Hey guys! It’s finally Friday! I’m afraid that due to a very hectic working day today I haven’t had chance to put together my usual projects for the weekend post, I have however got a small post for all you sewing enthusiasts out there! If sewing’s not really your thing, why not check out some of my previous posts for some weekend inspiration?
So you may have seen my recent post about my battle with my gran’s blanket. If you didn’t, why haven’t you been keeping up to date with my blog?! Jokes, thanks for being here now! But if you did you will know all about my struggle of bias binding the edges of said blanket.
After publishing that post it occurred to me that some of my readers wouldn’t know what bias binding was, and also some of you would probably like to know how to use it!

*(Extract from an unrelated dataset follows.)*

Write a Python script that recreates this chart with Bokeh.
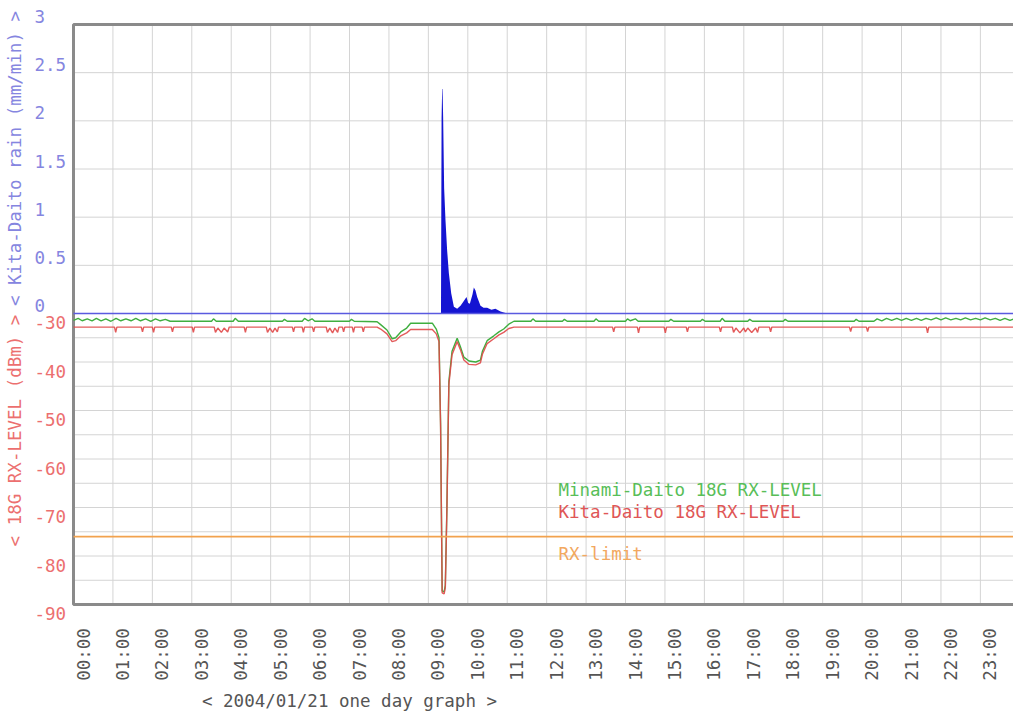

Hence today’s post: How I attach bias binding. I called this post ‘How I attach bias binding’ rather than ‘How to attach bias binding’ as I’ve never actually been shown how other people do this. I’ve just sort of tried a few different techniques over the years and eventually found one that works for me, which is what I’ll be sharing with you today.
So what is bias binding?
Bias binding is something used for covering up raw edges when sewing garments or things like quilts. Its basically a strip of fabric with the two edges folded in and is bought on a roll, kind of like a cotton ribbon with the two edges folded over.
How do you attach it?
Well I can’t speak for everyone else, but this is how I attach bias binding to my projects.
- Fold the bias in half lengthways and press it with an iron. When you have done this you will have three folds in your binding, the two it is purchased with and then the one you have just added.
- Pin your bias along one of the outer folds to the raw edge of your fabric as shown below. I was adding the bias binding to a blanket that had started to fray at the edges, hence the mess poking out from behind my bias! Not to worry, all this will be encompassed by the bias binding once we have attached it 🙂
- Machine stitch along the fold where you have pinned.
- Fold the bias over the raw edge of your fabric, encompassing the edge. You want the centre fold that you have pressed into the bias to be on the edge of the fabric. Pin this into place as shown.
- You can see now that you have two neat edges on either side of your bias binding, exactly what we wanted! Machine stitch close to the edge.
There you have it! My way of applying bias binding. I’ve used this technique to edge a quilt and also to make bunting; two projects that I will be sharing with you in future blog posts!